Dec 29, 2005 01:47
i had a good christmas this year just spending time with my family, which i don't do has often as i should. i forgot how much i missed them.
what i've been up to so far...
i did all my christmas shopping last minute...like two or three days before christmas.
i went to the alumni bbq... saw a bunch of people some haven't changed and some have...saw mrs calder and giacobbe we talked for a while, but he had to grade papers.
spent waaaay to much time with my cousins/brother and sister...i think other than christmas eve this is the first night i've spent at home.
me and my dad went out to dinner just me and him, i'm a daddy's girl all the way... we discussed this semesters tuition and books and how i am going to be a good student this semester and not have a repeat performance of this semester. you have to realize that my dad is the guy who taught me to suck it up and walk it off, i'm not saying he's cold in any way he's far from it, but he said that he missed me and it was nice to have me home. we had fun tonight. i think i'm a lot like him.
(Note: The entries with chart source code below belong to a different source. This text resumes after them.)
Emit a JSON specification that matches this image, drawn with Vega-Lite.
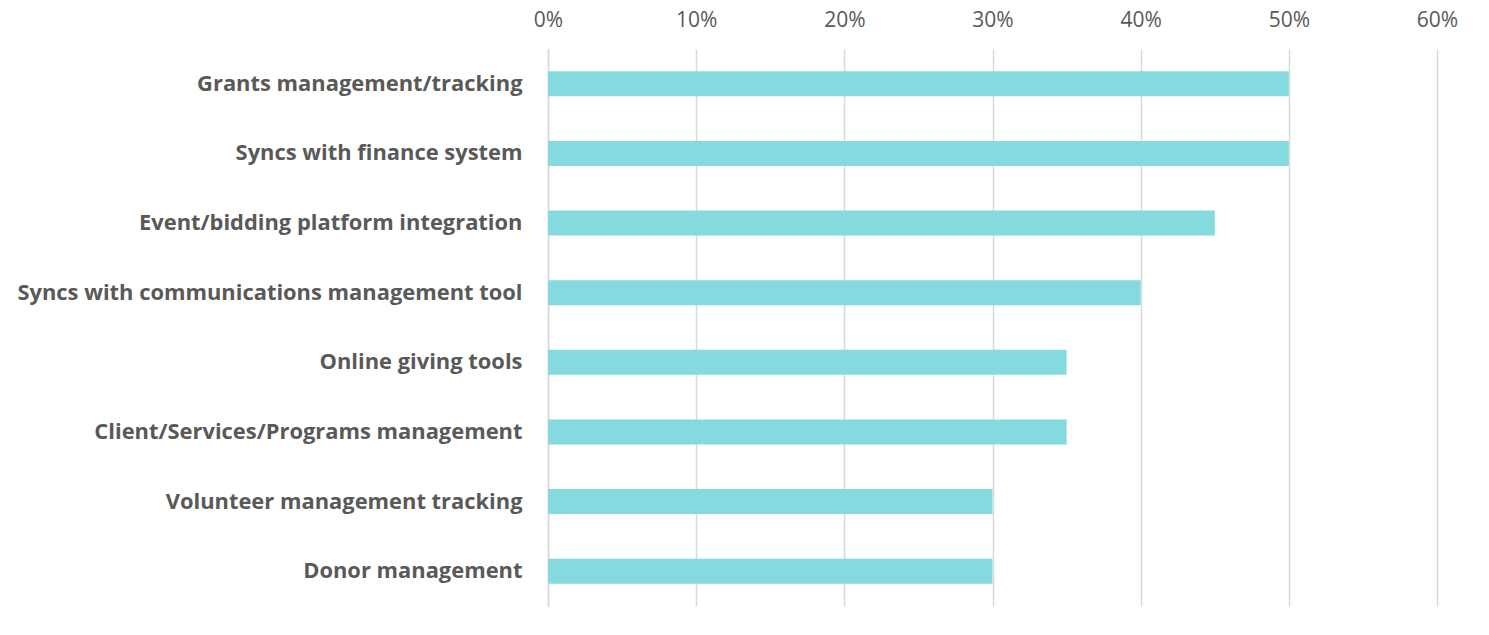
{
  "$schema": "https://vega.github.io/schema/vega-lite/v6.json",
  "autosize": {"type": "none"},
  "padding": {"left": 548, "top": 49, "right": 52, "bottom": 29},
  "width": 889,
  "height": 557,
  "background": "white",
  "data": {
    "values": [
      {"feature": "Grants management/tracking", "share": 0.50},
      {"feature": "Syncs with finance system", "share": 0.50},
      {"feature": "Event/bidding platform integration", "share": 0.45},
      {"feature": "Syncs with communications management tool", "share": 0.40},
      {"feature": "Online giving tools", "share": 0.35},
      {"feature": "Client/Services/Programs management", "share": 0.35},
      {"feature": "Volunteer management tracking", "share": 0.30},
      {"feature": "Donor management", "share": 0.30}
    ]
  },
  "mark": {"type": "bar", "color": "#85DAE0"},
  "encoding": {
    "y": {
      "field": "feature",
      "type": "nominal",
      "sort": null,
      "scale": {"paddingInner": 0.64, "paddingOuter": 0.32},
      "axis": {
        "title": null,
        "domain": true,
        "domainColor": "#d9d9d9",
        "domainWidth": 1.5,
        "ticks": false,
        "labelFont": "Open Sans",
        "labelFontWeight": "bold",
        "labelFontSize": 21.9,
        "labelColor": "#595959",
        "labelPadding": 26,
        "labelLimit": 600
      }
    },
    "x": {
      "field": "share",
      "type": "quantitative",
      "scale": {"domain": [0, 0.6], "nice": false},
      "axis": {
        "orient": "top",
        "title": null,
        "format": ".0%",
        "values": [0, 0.1, 0.2, 0.3, 0.4, 0.5, 0.6],
        "domain": false,
        "ticks": false,
        "grid": true,
        "gridColor": "#d9d9d9",
        "gridWidth": 1.5,
        "labelFlush": false,
        "labelFont": "Open Sans",
        "labelFontSize": 21,
        "labelColor": "#595959",
        "labelPadding": 19
      }
    }
  },
  "config": {"view": {"stroke": null}}
}
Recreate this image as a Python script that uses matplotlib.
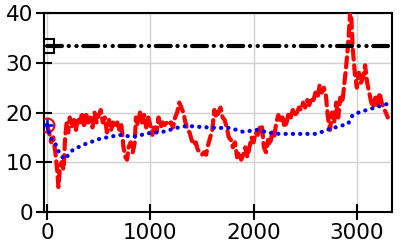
import matplotlib
matplotlib.use("Agg")
import matplotlib.pyplot as plt

# --- data ---
red_x = [0, 20, 40, 60, 80, 100, 110, 125, 140, 160, 175, 190, 205, 220, 240, 260, 280, 300,
         320, 340, 360, 380, 400, 420, 440, 460, 480, 500, 520, 540, 560, 580, 600, 620, 640,
         660, 680, 700, 720, 740, 760, 775, 790, 810, 830, 850, 860, 880, 900, 920, 940, 960,
         980, 1000, 1020, 1040, 1060, 1080, 1100, 1120, 1140, 1160, 1180, 1200, 1220, 1240,
         1260, 1280, 1300, 1320, 1340, 1360, 1380, 1400, 1420, 1440, 1460, 1480, 1500, 1520,
         1540, 1560, 1580, 1600, 1620, 1640, 1660, 1680, 1700, 1720, 1740, 1760, 1780, 1800,
         1820, 1840, 1860, 1880, 1900, 1920, 1940, 1960, 1980, 2000, 2020, 2040, 2060, 2080,
         2100, 2120, 2140, 2160, 2180, 2200, 2220, 2240, 2260, 2280, 2300, 2320, 2340, 2360,
         2380, 2400, 2420, 2440, 2460, 2480, 2500, 2520, 2540, 2560, 2580, 2600, 2620, 2640,
         2660, 2680, 2700, 2720, 2740, 2760, 2780, 2800, 2820, 2840, 2860, 2880, 2900, 2920,
         2940, 2960, 2980, 3000, 3020, 3040, 3060, 3080, 3100, 3120, 3140, 3160, 3180, 3200,
         3220, 3240, 3260, 3280, 3300]
red_y = [17.5, 16, 14, 15, 12, 8, 5, 9, 10, 8.5, 15, 18, 16, 19, 17, 18.5, 16.5, 19,
         18, 20, 17, 19.5, 18, 19, 17, 20, 18, 19.5, 20.5, 18, 19, 16, 18.5, 16.5, 18,
         17, 18, 16.5, 17.5, 13, 11, 10.5, 13, 14, 12, 14, 19, 17.5, 20, 18, 19.5, 17,
         19, 17.5, 15.5, 17.5, 16, 19, 17, 18, 17.5, 18, 17.5, 18, 17, 19,
         20, 22, 21, 20, 18, 16.5, 16, 14.5, 13.5, 14, 12.5, 12, 11.5, 12,
         11.5, 13.5, 15, 16.5, 20.5, 19, 20, 21, 19, 18.5, 17, 15, 14.5, 13,
         14, 11, 12, 10.5, 11.5, 13, 11, 13, 15, 14, 16, 15.5, 17, 17.5,
         13, 12, 14.5, 13.5, 16, 15, 18, 19.5, 18, 19, 17, 18, 20, 19,
         20.5, 19.5, 20, 21, 20.5, 22, 21, 22.5, 21.5, 23, 22.5, 24, 23, 25.5,
         24, 25, 23.5, 19, 16.5, 20, 18, 22, 19, 23, 22, 26, 30, 35,
         42, 33, 28, 25, 28, 26, 27, 29.5, 26, 24, 22, 21, 23, 21.5,
         24, 22, 21, 20, 19]

blue_x = [0, 30, 77, 126, 170, 250, 350, 510, 700, 830, 1000, 1120, 1290, 1360, 1480,
          1650, 1770, 1900, 2030, 2160, 2250, 2400, 2610, 2710, 2840, 2915, 2960, 3030,
          3160, 3290]
blue_y = [17.5, 15, 13.9, 11.5, 10.6, 12.5, 13.5, 14.7, 15.5, 15.1, 15.9, 16.1, 17.1,
          17.3, 17.1, 16.9, 16.9, 16.1, 16.5, 15.9, 15.7, 15.7, 15.7, 16.5, 17.3, 17.7,
          19.5, 20.1, 20.9, 21.7]

black_x = [0, 3300]
black_y = [33.3, 33.3]

x_ticks = [0, 1000, 2000, 3000]
y_ticks = [0, 10, 20, 30, 40]

plt.rcParams['font.family'] = ['DejaVu Sans']

fig = plt.figure(figsize=(4.07, 2.47), dpi=100)
ax = fig.add_axes([0.108, 0.142, 0.855, 0.805])

ax.plot(red_x, red_y, color='#ff0000', lw=3, dashes=(2.4, 1.4), dash_capstyle='round',
        marker='o', markevery=[0], ms=10, mfc='none', mec='#ff0000', mew=1.5, zorder=3)
ax.plot(blue_x, blue_y, color='#0000ff', lw=3, dashes=(0.05, 1.7), dash_capstyle='round',
        marker='+', markevery=[0], ms=9, mec='#0000ff', mew=1.8, zorder=4)
ax.plot(black_x, black_y, color='black', lw=3,
        dashes=(3.6, 1.6, 0.05, 1.8, 0.05, 1.6), dash_capstyle='round',
        marker='s', markevery=[0], ms=10, mfc='none', mec='black', mew=1.5, zorder=5)

ax.set_xlim(-30, 3340)
ax.set_ylim(0, 40)
ax.set_xticks(x_ticks)
ax.set_yticks(y_ticks)
ax.grid(True, color='#d0d0d0', lw=1)
ax.set_axisbelow(True)
for s in ax.spines.values():
    s.set_linewidth(1.5)
ax.tick_params(direction='inout', length=12, width=1.5, labelsize=15.5, pad=2,
               top=False, right=False)

fig.savefig('out.png', dpi=100)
joanna and i went to ale house...we talked what seemed like forever we definately need to do that agian! i had sooooo much fun... laughing and catching up... i probably deserve the award for calling at the wrong time!lol! ya know i still have to give you your christmas present.
alex couldn't make it down =(, but we've been talking a lot. i miss you x10000000. although you always seem to call from the mall where i can barely hear you lol we most definately need to get together.
christina, terry and i went to the mall and did our christmas shopping! we sent terry to the other side of the mall so she could get his christmas present, but she didn't it was hilarious to see the look on his face.lol...i went over to christina's house the other night we all watched or tried to watch christmas with the kranks, needless to say christina isn't allowed to bake without complete supervision!! i think terry was the only one to watch the movie all the way through. he makes good tortelini with chicken and alfredo sauce mmmm...
i ran into kimmy at barnes and noble the other day it was good to see her... by the way thanks i found what i was looking for at micheals...happy birthday! i know its a little early, but happy birthday anyways!
christmas was a little weird this year, i couldn't tell you what i got for christmas except for a phone and gift cards...not that they were the most important thing...its just...and i know what you all are thinking it has absolutely nothing to do with andrew...i mean i came home and everything was decorated, the house the tree... the tree is something me and my dad always do together...hopefully next year i'll come home early before the decorating begins.
i'm leaving friday or saturday i haven't officially decided yet, i'm going to a new years eve party that i'm not sure i'm all that comfortable with going to, but i need to i guess for myself i can't not go because i'm afraid or shy.
i'm working on fear...not letting it control what i do and don't do. i can't apply my fears of everything in the past to the present...its kinda the new me i guess, i'm still the old me...just grown in different aspects. i'm more outgoing than i used to be, not just in what i do but in my attitude.
i'm going to the orange bowl with my uncle, brother, and my dad. i'm really excited i've never been before. i love sports i always have, and i've yet to be to a college football game. the bulls aren't that bad i think we did pretty good our first year in the big east. we're going to tailgate and everything.
my birthday is coming up! i can't wait! i want to do something with everyone while they're still here i dont' know what yet though, whether we all see a movie, go bowling, hang out and watch movies and order pizza... the possibilities are endless, i don't konw why i'm making 20 seem like a big deal normally 16, 18, and 21 are the big ones, but i just want this birthday to be special.
probably the one thing i haven't metioned is my love life or lack there of. i am totally happy. the thing with craig isn't going to work out and i'm ok with that, larry isn't going to work out anyways because i don't want to put myself through a long distance relationship ever again, well i should say never but it's not something i'm going to do for a while, but i'm just learning how to play the field i guess...i want to see what's out there for me. i think the saying is "there are plenty of fish in the sea" well i'm keeping all my options open...who knows. i'm not looking for it anymore i'm just going let it happen.
aaawww princess just jumped on my lap...i guess she wants me to go to bed...and i think i've typed waaay to much for one entry. night. i hope everyone had a wonderful christmas!!